Ein leichtes Minus gab es im Vergleich zu 2011 jedoch im Containerverkehr mit Asien. Hintergrund für den Rückgang um fünf Prozent auf 1,2 Millionen TEU sind geringere Transportkapazitäten und vor allem die Verlagerung eines großen Asiendienstes nach Bremerhaven. "Diese Entwicklung ist aber nur eine Momentaufnahme", sagt Roller. Denn schon im Laufe des ersten Halbjahres erwartet das Marketing, das mindestens vier neue Fernostcontainerdienste ihre Fahrten nach Hamburg aufnehmen. "Daher werden wir das Minus wohl im zweiten Quartal wieder aufholen", so die Marketingchefin. Starke Zuwächse beim Containerumschlag gab es dagegen in der Ostseeregion mit knapp 20 Prozent, wobei der Russland-Verkehr sogar um knapp 34 Prozent zulegte. Auch der positive Trend im Handel mit Nordamerika hält an - hier konnte sich Hamburg über ein Plus von mehr als 60 Prozent gegenüber dem ersten Quartal 2011 freuen.

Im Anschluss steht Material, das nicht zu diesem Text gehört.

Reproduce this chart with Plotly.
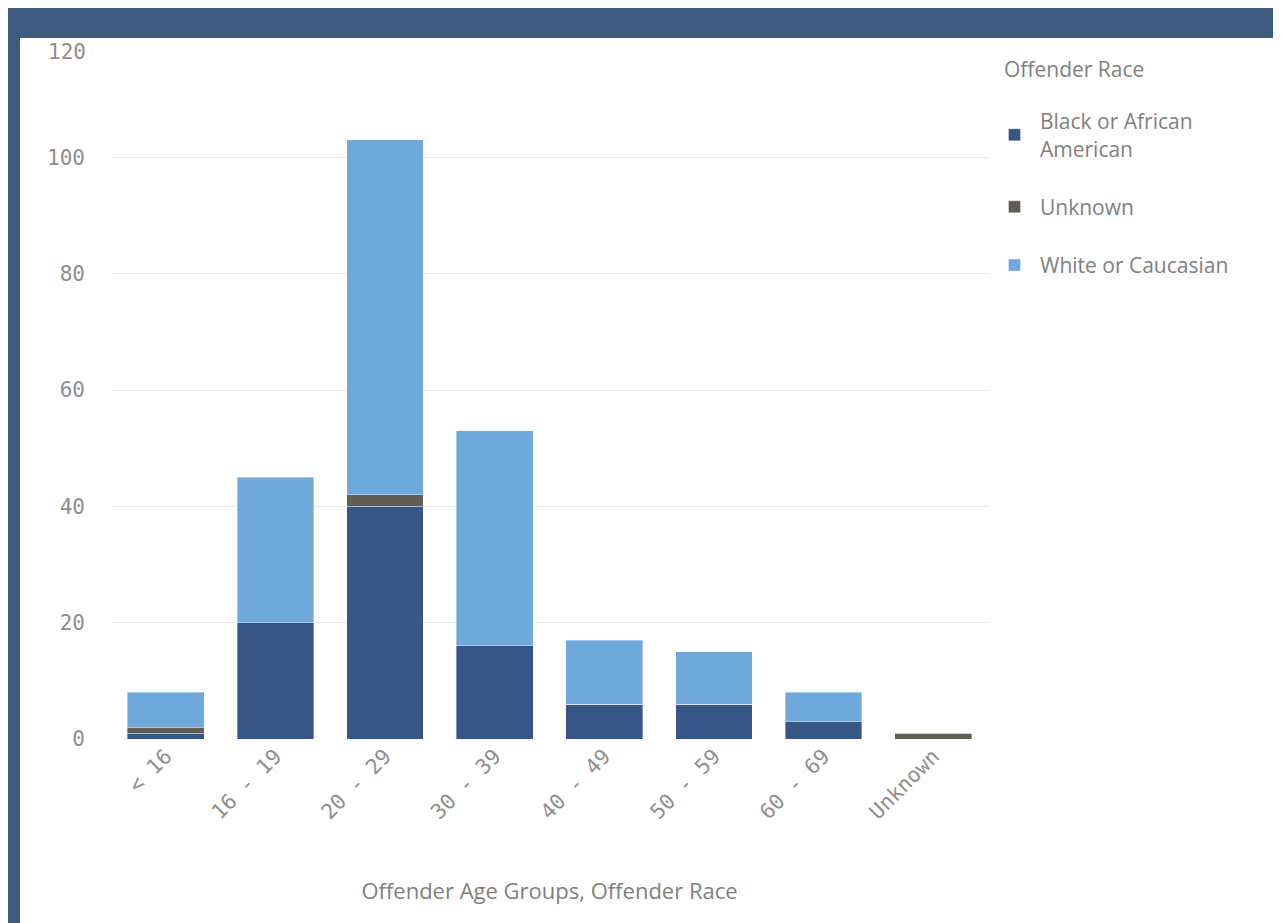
import plotly.graph_objects as go

age_groups = ["< 16", "16 - 19", "20 - 29", "30 - 39", "40 - 49", "50 - 59", "60 - 69", "Unknown"]
black = [1, 20, 40, 16, 6, 6, 3, 0]
unknown = [1, 0, 2, 0, 0, 0, 0, 1]
white = [6, 25, 61, 37, 11, 9, 5, 0]

y_tick_vals = [0, 20, 40, 60, 80, 100, 120]

series_names = ["Black or African<br>American", "Unknown", "White or Caucasian"]
series_colors = ["#385588", "#5f5d56", "#6fa9dc"]

# page body has an 8px margin; work in screen coords and subtract it
OFF = 8
W, H = 1281 - OFF, 923 - OFF
L, R, T, B = 111 - OFF, 988 - OFF, 41 - OFF, 739 - OFF


def px_x(p):
    return (p - OFF - L) / (R - L)


def px_y(p):
    return (B - (p - OFF)) / (B - T)


fig = go.Figure()
for name, vals, col in zip(series_names, [black, unknown, white], series_colors):
    fig.add_trace(go.Bar(
        x=age_groups, y=vals, name=name, legendgroup=name,
        marker=dict(color=col, line=dict(width=0.8, color="rgba(255,255,255,0.45)")),
    ))

banner = "#3e5a7f"
fig.add_shape(type="rect", xref="paper", yref="paper",
              x0=px_x(0), x1=px_x(1290), y0=px_y(38), y1=px_y(7),
              fillcolor=banner, line=dict(width=0), layer="above")
fig.add_shape(type="rect", xref="paper", yref="paper",
              x0=px_x(7), x1=px_x(20), y0=px_y(930), y1=px_y(38),
              fillcolor=banner, line=dict(width=0), layer="above")

tick_font = dict(family="DejaVu Sans Mono", size=21, color="#8e8e8e")
text_font = dict(family="Open Sans", size=21, color="#7f7f7f")

fig.add_annotation(
    text="Offender Race", xref="paper", yref="paper",
    x=px_x(1002), y=px_y(69), xanchor="left", yanchor="middle",
    showarrow=False, font=text_font,
)

# top tick label is nudged down below the banner, as in the original
top_tick = y_tick_vals[-1]
fig.add_annotation(
    text=str(top_tick), xref="paper", yref="paper",
    x=px_x(88), y=px_y(52), xanchor="right", yanchor="middle",
    showarrow=False, font=tick_font,
)

fig.update_layout(
    width=W, height=H,
    margin=dict(l=L, r=W - R, t=T, b=H - B),
    paper_bgcolor="white", plot_bgcolor="white",
    barmode="stack", bargap=0.3,
    showlegend=True,
    legend=dict(
        font=text_font, traceorder="grouped",
        x=px_x(989), y=px_y(101), xanchor="left", yanchor="top",
        tracegroupgap=28, itemwidth=41,
        bgcolor="rgba(0,0,0,0)",
    ),
    xaxis=dict(
        tickangle=-45, tickfont=tick_font, showgrid=False, showline=False,
        zeroline=False, ticks="",
        title=dict(text="Offender Age Groups, Offender Race",
                   font=dict(family="Open Sans", size=22, color="#7f7f7f"), standoff=60),
    ),
    yaxis=dict(
        range=[0, top_tick], tickvals=y_tick_vals[:-1], tickfont=tick_font,
        showgrid=True, gridcolor="#ececec", gridwidth=1,
        zeroline=False, showline=False, ticks="", ticklabelstandoff=25,
    ),
)

fig.write_html("out.html")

Beim Massengut wurden 400 000 Tonnen weniger über Hamburg verladen als noch zum Jahresbeginn 2011. Das Minus von 4,8 Prozent auf 9,5 Millionen Tonnen ist darauf zurückzuführen, dass weniger Mineralölprodukte und Getreide verladen wurden. "Einer der Hauptgründe für die Entwicklung sind schlechtere Ernten", sagt Roller. Der Umschlag werde sich aber im laufenden Jahr stabilisieren. 2011 hatte das Gesamtergebnis bei 39,6 Millionen Tonnen gelegen.

Klar ist: Im Containerverkehr kommen immer größere Schiffe nach Hamburg. Mit 87 Frachtern mit mehr als 10 000 Stellplätzen waren es Anfang 2012 fast doppelt so viele wie vor Jahresfrist. Rollers Wunsch: "Wir hoffen daher darauf, dass die Elbe rasch an die neuen Schiffsgrößen angepasst wird."